Most importantly, XML (eXtensible Markup Language) has provided a common target for data representation and exchange between systems. Because XML is more or less universally understood, anybody with relatively modern information systems should be able to participate in ERP II-driven online business communities. That makes it a much more versatile solution than EDI, the much maligned and highly onerous standard for data interchange that’s now over a decade old.

ERP II will also be fuelled by the panoply of Web services standards (SOAP, WSDL, and UDDI foremost among them) providing integration between business processes that might be hosted on any type of system. In the ERP II environment, it is the data—not the system’s procedural idiosyncrasies—that matters.

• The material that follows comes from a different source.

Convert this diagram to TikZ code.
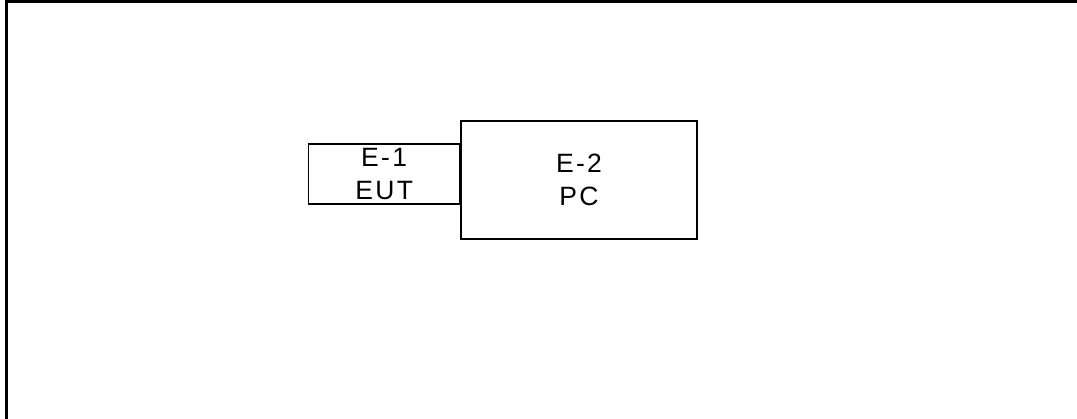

“When you want to connect everything together—either talking with a machine in your plant, a customer, or a supplier—your core infrastructure needs to be very open,” says Gavin Dixon, northern region general manager with Intentia, which has Web services-enabled its entire Java-based Movex solution in anticipation of the shift towards ERP II.

“Almost without exception, legacy systems were designed to interact only with humans,” he continues. “They are ill-suited to this more agile, more flexible environment. Fortunately, [integration is] not as hard as it used to be. The tools are built by us, supplied by us, and they’re integrated with the product. The effect is that it’s much easier to implement things like data warehouses with KPIs [key performance indicators] appropriate for the industry the customer is in.”

Even with such widely adopted standards, however, the challenge of integration won’t go away completely: legacy systems must still be considered, and all the integration work of the past isn’t going to just be ditched overnight.

Broad support for data interchange standards should make the logistics of future ERP projects much simpler by letting customers define data models that can be easily shared amongst business units—as well as being sent to business partners and suppliers. If the first wave of ERP was about building out enterprise infrastructure, ERP II will enable real-collaboration between that infrastructure and comparable systems elsewhere.